A few methods by which schools can teach sustainable development are:
Forming habits from a young age
Sustainability shouldn’t just be something that is taught, but instead something that should be inculcated into a person’s lifestyle. By putting these habits into the everyday lives of the kids, it becomes second nature to them. Young kids can be taught simple lessons like not wasting or turning off light and water when not in use, these are things that will become second nature to them in adulthood
Respect for the environment
Just as children are taught to respect their elders, they must also be taught to respect nature. They must be taught the value and importance of the environment and how we as humans can keep it safe.
Children can teach adults
What is learnt in school by kids is eventually transferred back to the elders – parents and family members, and can help drive the reverse education approach to responsible living, thus making an actual difference. The fact of the matter is that resources are limited, and like we balance our household budgets.

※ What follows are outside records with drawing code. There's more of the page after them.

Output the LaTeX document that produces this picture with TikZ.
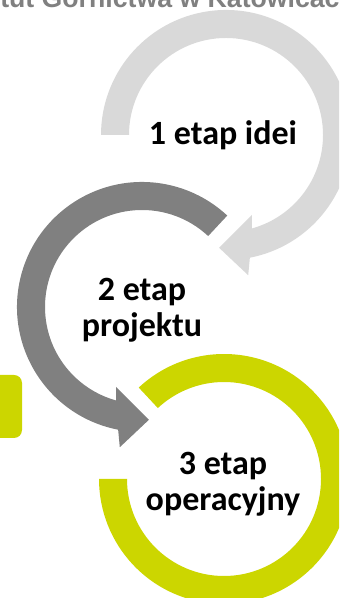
\documentclass[tikz,border=0pt]{standalone}
\usepackage{fontspec}
\setmainfont{Carlito}
\newfontfamily\headfont{Liberation Sans}
\usepackage{xcolor}
\usepackage{tikz}

\definecolor{ringlight}{RGB}{217,217,217}
\definecolor{ringdark}{RGB}{128,128,128}
\definecolor{ringlime}{RGB}{204,214,0}

\begin{document}
\begin{tikzpicture}[x=0.75pt, y=0.75pt,
            stage/.style={font=\fontsize{25.5}{27}\selectfont\bfseries, align=center, inner sep=0pt},
            header/.style={font=\headfont\fontsize{20}{24}\selectfont\bfseries, text=ringdark, inner sep=0pt, anchor=base west}
            ]
            \useasboundingbox (0,0) rectangle (339,598);
            \clip (0,0) rectangle (339,598);

            % Ring centres with manual coordinates
            \coordinate (c1) at (226,463);
            \coordinate (c2) at (142,291);
            \coordinate (c3) at (224,119);

            % Header, cut by the top edge
            \node[header] (head) at (0,590) {tut Górnictwa w Katowicach};

            % Side tab
            \fill[ringlime, rounded corners=6] (-10,160) rectangle (22,223);

            % Arrows
            \fill[ringlight, shift={(c1)}] (180:97) arc[start angle=180, end angle=-74.5, radius=97]
                -- (-72:84) -- (-93.5:113) -- (-81:142) -- (-79:125)
                arc[start angle=-79, end angle=180, radius=125] -- cycle;
            \fill[ringdark, shift={(c2)}] (47:97) arc[start angle=47, end angle=254.5, radius=97]
                -- (252:84) -- (273.5:113) -- (261:142) -- (259:125)
                arc[start angle=259, end angle=47, radius=125] -- cycle;
            \fill[ringlime, shift={(c3)}] (180:97) arc[start angle=180, end angle=493, radius=97]
                -- (493:125) arc[start angle=493, end angle=180, radius=125] -- cycle;

            % Labels
            \node[stage, anchor=base] (idea) at (223,453) {1 etap idei};
            \node[stage] (proj) at (142,288) {2 etap\\projektu};
            \node[stage] (oper) at (223,114) {3 etap\\operacyjny};
        \end{tikzpicture}
\end{document}
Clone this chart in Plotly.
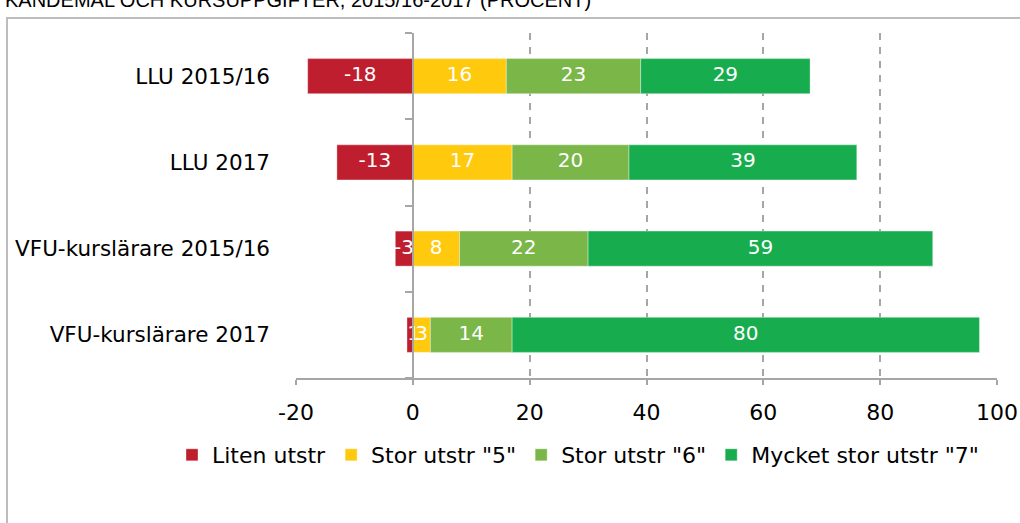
import plotly.graph_objects as go

categories = ["LLU 2015/16", "LLU 2017", "VFU-kurslärare 2015/16", "VFU-kurslärare 2017"]
series_names = ["Liten utstr", "Stor utstr \"5\"", "Stor utstr \"6\"", "Mycket stor utstr \"7\""]
liten = [-18, -13, -3, -1]
stor5 = [16, 17, 8, 3]
stor6 = [23, 20, 22, 14]
mycket = [29, 39, 59, 80]
x_ticks = [-20, 0, 20, 40, 60, 80, 100]
title_text = "KANDEMÅL OCH KURSUPPGIFTER, 2015/16-2017 (PROCENT)"

colors = ["#BE1E2D", "#FFC90E", "#7AB648", "#17AD4E"]
font_family = "DejaVu Sans, Verdana, sans-serif"
FS = 21.5

W, H = 1020, 523
ML, MT = 296, 33
PW, PH = 701, 345
MR, MB = W - ML - PW, H - MT - PH


def py(page_y):
    """page pixel y -> paper fraction"""
    return 1 - (page_y - MT) / PH


def px(page_x):
    return (page_x - ML) / PW


fig = go.Figure()
series = [liten, stor5, stor6, mycket]
for name, vals, col in zip(series_names, series, colors):
    fig.add_trace(go.Bar(
        y=categories, x=vals, name=name, orientation="h",
        marker=dict(color=col, line=dict(color="rgba(255,255,255,0.35)", width=1)),
        textposition="none", hoverinfo="skip",
    ))

# label positions computed from data (centres of segments)
for vals_idx, vals in enumerate(series):
    xs = []
    for i in range(len(categories)):
        if vals_idx == 0:
            xs.append(vals[i] / 2)
        else:
            base = sum(series[k][i] for k in range(1, vals_idx))
            xs.append(base + vals[i] / 2)
    fig.add_trace(go.Scatter(
        y=categories, x=xs, mode="text", text=[str(v) for v in vals],
        textfont=dict(color="white", size=20, family=font_family),
        showlegend=False, hoverinfo="skip",
    ))

# overlay axis for the zero line with tick marks between categories
fig.add_trace(go.Scatter(x=[None], y=[None], yaxis="y2", showlegend=False, hoverinfo="skip"))

fig.update_layout(
    width=W, height=H,
    margin=dict(l=ML, r=MR, t=MT, b=MB, autoexpand=False),
    barmode="relative", bargap=0.594,
    plot_bgcolor="white", paper_bgcolor="white",
    font=dict(family=font_family, size=FS, color="black"),
    xaxis=dict(
        range=[-20, 100], tickvals=x_ticks, ticktext=[str(t) for t in x_ticks],
        showgrid=True, gridcolor="#A6A6A6", gridwidth=1.5, griddash="7px,7px",
        zeroline=False, showline=True, linecolor="#A6A6A6", linewidth=2,
        ticks="outside", ticklen=5, tickcolor="#A6A6A6", tickwidth=2,
        ticklabelstandoff=9, automargin=False,
        tickfont=dict(size=22, family=font_family),
    ),
    yaxis=dict(
        type="category", categoryorder="array", categoryarray=categories,
        autorange="reversed", showgrid=False, zeroline=False, showline=False,
        ticks="", ticklabelstandoff=25, automargin=False,
        tickfont=dict(size=FS, family=font_family),
    ),
    yaxis2=dict(
        overlaying="y", anchor="free", position=20 / 120, side="left",
        range=[3.5, -0.5], tickvals=[-0.5, 0.5, 1.5, 2.5, 3.5],
        showticklabels=False, showgrid=False, zeroline=False,
        showline=True, linecolor="#A6A6A6", linewidth=2,
        ticks="outside", ticklen=7, tickcolor="#A6A6A6", tickwidth=2,
        layer="above traces", automargin=False,
    ),
    legend=dict(
        orientation="h", xref="paper", yref="paper",
        x=px(172), xanchor="left",
        y=py(455), yanchor="middle",
        font=dict(size=22, family=font_family), itemwidth=30, traceorder="normal",
    ),
    showlegend=True,
)

fig.add_shape(
    type="rect", xref="paper", yref="paper",
    x0=px(7), x1=px(1100), y0=py(600), y1=py(18),
    line=dict(color="#BDBDBD", width=2), fillcolor="rgba(0,0,0,0)", layer="below",
)

fig.add_annotation(
    text=title_text, xref="paper", yref="paper",
    x=px(3), xanchor="left", y=py(0), yanchor="middle",
    showarrow=False, font=dict(family="Liberation Sans, Arial, sans-serif", size=20, color="black"),
)

fig.write_html("out.html", config={"displayModeBar": False},
               post_script="document.body.style.margin='0px';")
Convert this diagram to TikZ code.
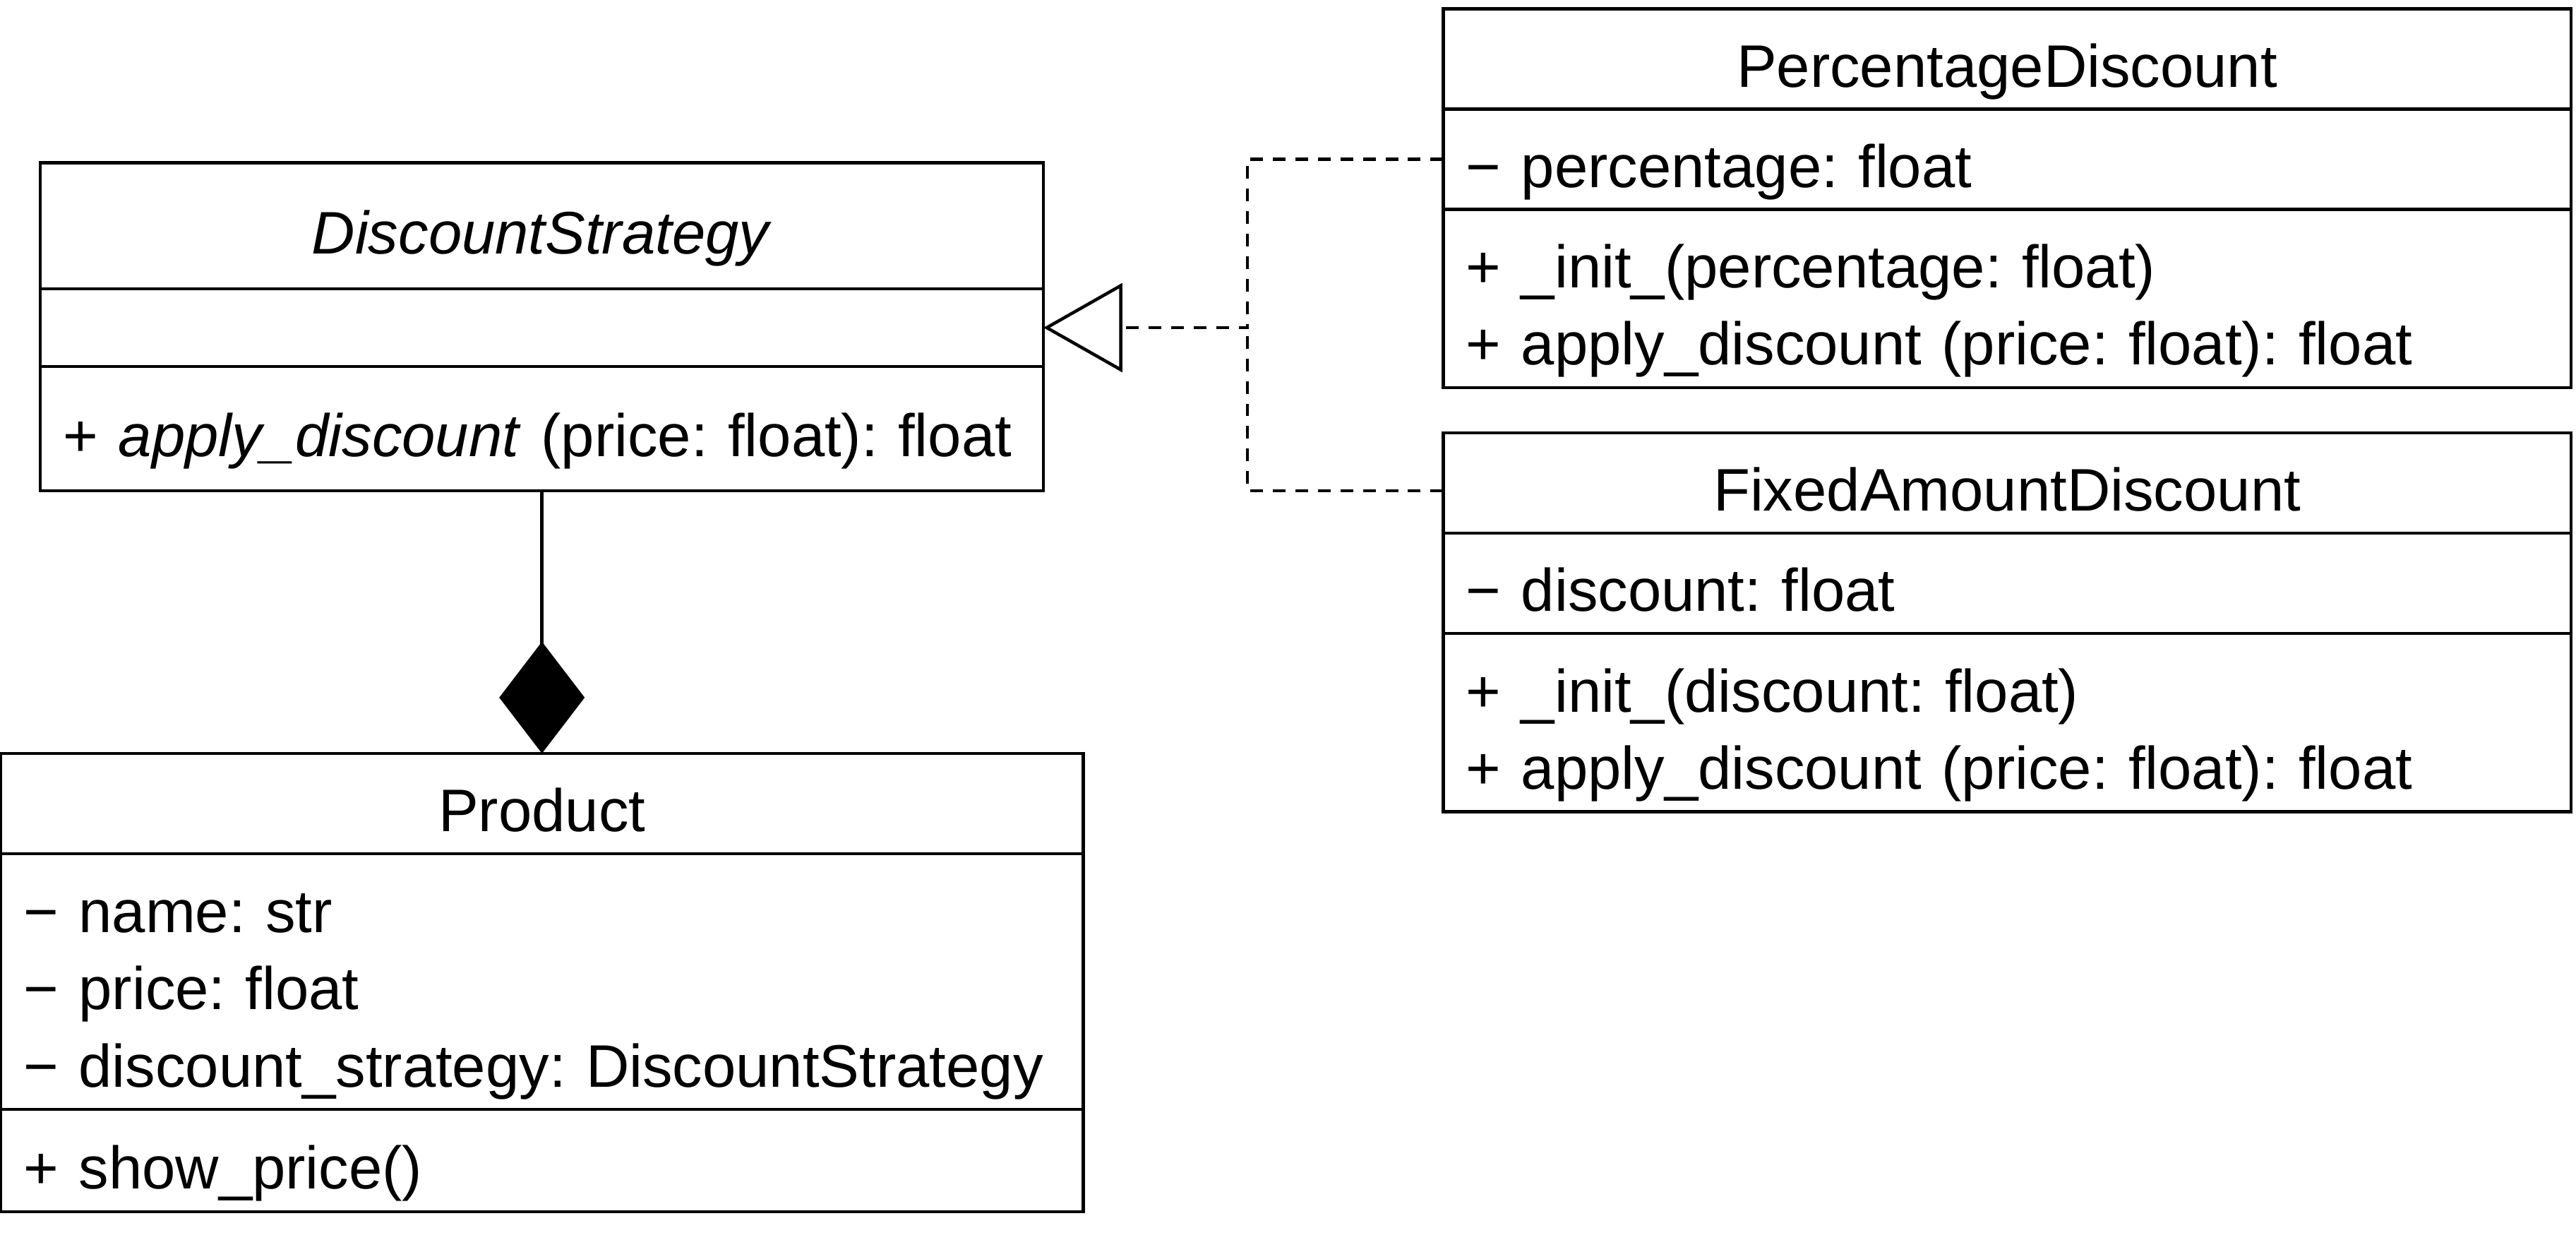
\documentclass[tikz,border=0pt]{standalone}
\usepackage{fontspec}
\setmainfont{Liberation Sans}
\usetikzlibrary{positioning,arrows.meta}

\begin{document}
\begin{tikzpicture}[line width=0.55pt,
		umlpart/.style={draw,rectangle,outer sep=0pt,inner xsep=0.14cm,inner ysep=0pt,
			text height=0.34cm,text depth=0pt,font=\fontsize{10.4pt}{0.47cm}\selectfont\frenchspacing},
		strat part/.style={umlpart,text width=5.826cm},
		prod part/.style={umlpart,text width=6.31cm},
		impl part/.style={umlpart,text width=6.585cm},
		realize/.style={dash pattern=on 2.2pt off 1.7pt}]
		\useasboundingbox (0,0) rectangle (15.681,-7.542);

		\node[strat part, align=center, minimum height=0.768cm, anchor=north west] (strat) at (0.246,-0.99) {\textit{DiscountStrategy}};
		\node[strat part, minimum height=0.472cm] (strat-attr) [below=0pt of strat] {};
		\node[strat part, align=left, minimum height=0.757cm] (strat-ops) [below=0pt of strat-attr] {+ \textit{apply\_discount} (price: float): float};

		\node[prod part, align=center, minimum height=0.611cm] (prod) [below=1.598cm of strat-ops] {Product};
		\node[prod part, align=left, text depth=0.94cm, minimum height=1.556cm] (prod-attr) [below=0pt of prod] {− name: str\\− price: float\\− discount\_strategy: DiscountStrategy};
		\node[prod part, align=left, minimum height=0.623cm] (prod-ops) [below=0pt of prod-attr] {+ show\_price()};

		\node[impl part, align=center, minimum height=0.61cm, anchor=north west] (pct) at (8.785,-0.054) {PercentageDiscount};
		\node[impl part, align=left, minimum height=0.61cm] (pct-attr) [below=0pt of pct] {− percentage: float};
		\node[impl part, align=left, text depth=0.47cm, minimum height=1.085cm] (pct-ops) [below=0pt of pct-attr] {+ \_init\_(percentage: float)\\+ apply\_discount (price: float): float};

		\node[impl part, align=center, minimum height=0.61cm] (fix) [below=0.276cm of pct-ops] {FixedAmountDiscount};
		\node[impl part, align=left, minimum height=0.61cm] (fix-attr) [below=0pt of fix] {− discount: float};
		\node[impl part, align=left, text depth=0.47cm, minimum height=1.085cm] (fix-ops) [below=0pt of fix-attr] {+ \_init\_(discount: float)\\+ apply\_discount (price: float): float};

		\coordinate (join) at (strat-attr.east -| 7.594,0);
		\draw[realize, -{Triangle[open, length=4.8mm, width=5.4mm]}] (pct-attr.west) -| (join) -- (strat-attr.east);
		\draw[realize] (fix.west |- strat-ops.south) -| (join);
		\draw[-{Diamond[length=6.8mm, width=5.2mm]}] (strat-ops.south) -- (prod.north);
\end{tikzpicture}
\end{document}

We must balance our growth to ensure these resources are there for many generations.
This can only be done if the future generations are more conscious about their choices and have the concept of sustainable living rooted deep in them.
In conclusion sustainability development education must be practiced in our schools because its what our children need and what will help them be more responsible global citizens. It will continue to pass down to future generations.
After all, through sustainability development education, schools can be the real catalyst for change.